La petición de ERC a los cargos políticos y empleados no funcionarios de la Generalitat de donaciones y afiliación al partido es el último ejemplo de la deriva clientelista y mafiosa de una política hiperprofesionalizada y con demasiado poder sobre la economía, las instituciones y la sociedad.
Los fundadores de la primera democracia moderna, la norteamericana, ya avisaron del peligro del sistema de partidos para el bien común por su desaforado interés en el provecho propio.
ERC no es el único partido que recauda una parte de las cuotas de sus cargos públicos. Izquierda Unida y otras formaciones también reciben una parte de los beneficios de sus cargos políticos, fundamentalmente de los electos.

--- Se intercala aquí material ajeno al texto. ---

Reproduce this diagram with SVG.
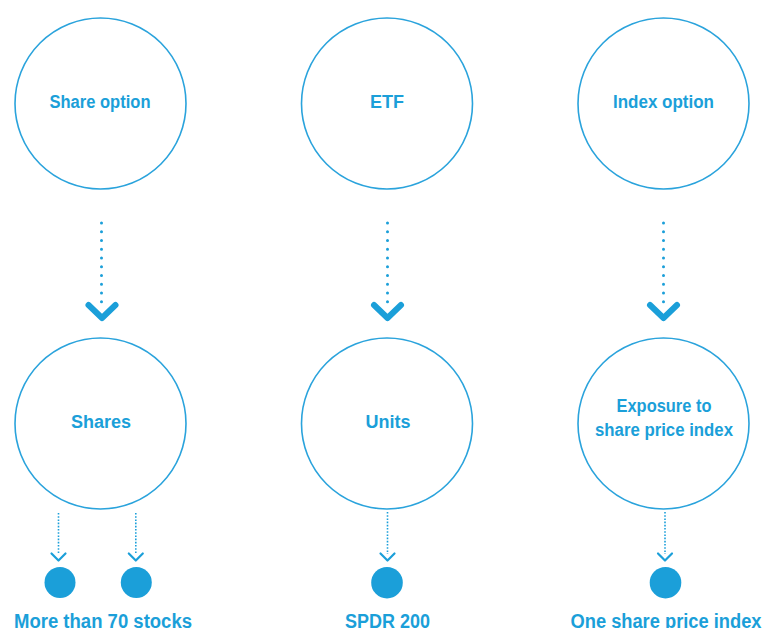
<svg xmlns="http://www.w3.org/2000/svg" width="765" height="628" viewBox="0 0 765 628">
<style>
.ring{fill:#fff;stroke:#2aa3dc;stroke-width:1.6}
.lbl{font-family:"Liberation Sans",Arial,sans-serif;font-weight:bold;font-size:18px;fill:#1b9fd9;text-anchor:middle}
.big{font-size:20px}
.dots{stroke:#1b9fd9;stroke-width:3;stroke-linecap:round;stroke-dasharray:0 8.75;fill:none}
.chev{stroke:#1b9fd9;stroke-width:6;stroke-linecap:round;stroke-linejoin:round;fill:none}
.sdots{stroke:#1b9fd9;stroke-width:1.6;stroke-dasharray:1.6 1.6;fill:none}
.schev{stroke:#1b9fd9;stroke-width:2.2;stroke-linecap:round;stroke-linejoin:round;fill:none}
.dot{fill:#1b9fd9}
</style>
<rect width="765" height="628" fill="#fff"/>
<g id="connectors">
<path class="dots" d="M101.5 223V302"/>
<path class="chev" d="M88.5 305L102 318L115.5 305"/>
<path class="dots" d="M387.5 223V302"/>
<path class="chev" d="M374 305L387.5 318L401 305"/>
<path class="dots" d="M663.5 223V302"/>
<path class="chev" d="M650 305L663.5 318L677 305"/>
<path class="sdots" d="M58.5 513V554"/>
<path class="schev" d="M51.5 553.5L58.5 560.5L65.5 553.5"/>
<path class="sdots" d="M135.8 513V554"/>
<path class="schev" d="M128.8 553.5L135.8 560.5L142.8 553.5"/>
<path class="sdots" d="M387.5 512V554"/>
<path class="schev" d="M380.5 553.5L387.5 560.5L394.5 553.5"/>
<path class="sdots" d="M665 512V554"/>
<path class="schev" d="M658 553.5L665 560.5L672 553.5"/>
</g>
<g id="share-option"><circle class="ring" cx="100.5" cy="103.5" r="85.5"/><text class="lbl" x="100" y="107.5" textLength="101" lengthAdjust="spacingAndGlyphs">Share option</text></g>
<g id="etf"><circle class="ring" cx="387" cy="103.5" r="85.5"/><text class="lbl" x="387" y="107.5">ETF</text></g>
<g id="index-option"><circle class="ring" cx="663.5" cy="103.5" r="85.5"/><text class="lbl" x="663.5" y="107.5" textLength="101" lengthAdjust="spacingAndGlyphs">Index option</text></g>
<g id="shares"><circle class="ring" cx="100.5" cy="423.5" r="85.5"/><text class="lbl" x="101" y="427.5">Shares</text></g>
<g id="units"><circle class="ring" cx="387" cy="423.5" r="85.5"/><text class="lbl" x="388" y="427.5">Units</text></g>
<g id="exposure"><circle class="ring" cx="663.5" cy="423.5" r="85.5"/><text class="lbl" x="664" y="411.5" textLength="95" lengthAdjust="spacingAndGlyphs">Exposure to</text><text class="lbl" x="664" y="436" textLength="138" lengthAdjust="spacingAndGlyphs">share price index</text></g>
<g id="stock1"><circle class="dot" cx="60" cy="582.5" r="15.5"/></g>
<g id="stock2"><circle class="dot" cx="136.3" cy="582.5" r="15.5"/></g>
<g id="spdr"><circle class="dot" cx="387" cy="582.7" r="15.8"/></g>
<g id="one-index"><circle class="dot" cx="665.5" cy="582.7" r="15.8"/></g>
<g id="bottom-labels">
<text class="lbl big" x="103" y="628" textLength="178" lengthAdjust="spacingAndGlyphs">More than 70 stocks</text>
<text class="lbl big" x="387.5" y="628" textLength="85" lengthAdjust="spacingAndGlyphs">SPDR 200</text>
<text class="lbl big" x="666" y="628" textLength="191" lengthAdjust="spacingAndGlyphs">One share price index</text>
</g>
</svg>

Pero el impuesto de ERC ha revelado lo que todo el mundo sabe: el resurgimiento del clientelismo. Sólo los fieles son llamados a los cargos y empleos públicos como sólo los empresarios dóciles, cercanos y obsequiosos tienen garantías para adjudicarse los concursos de las obras y servicios públicos.
Todos los partidos vinculan sus puestos en la administración con su aparato y el perfume de las poltronas divide a los que mandan de los aspirantes y mandados.
España vuelve al clientelismo a lomos de la inflación de cargos públicos y una política profesional (en el mal sentido de la palabra) donde la afiliación, la obediencia y la jerarquía son más importantes que las ideas, la independencia y la iniciativa. Nuestro sistema electoral, partidista y cerrado, tiene gran parte de la culpa y la recuperación de la democracia no ha servido tanto para un fortalecimiento real de la idea del servicio público como para la reinstauración de un nuevo sector laboral y económico sustentado por los impuestos, alejado de la meritocracia, de la elección libre y abierta de los ciudadanos y mucho más cercano a los clanes y las obediencias.
Volvemos al clientelismo de partidos cerrados y ambiciosos de poder para mantener sus poderosas estructuras.
Thomas Jefferson defendía la necesidad de una revolución cada veinte años para evitar los abusos de los políticos. Treinta años después de la transición democrática quizá no haga falta una revolución, pero sí una reforma del sistema para mejorar la participación y reducir los abusos y la sobredimensión de esta España de política burocratizada.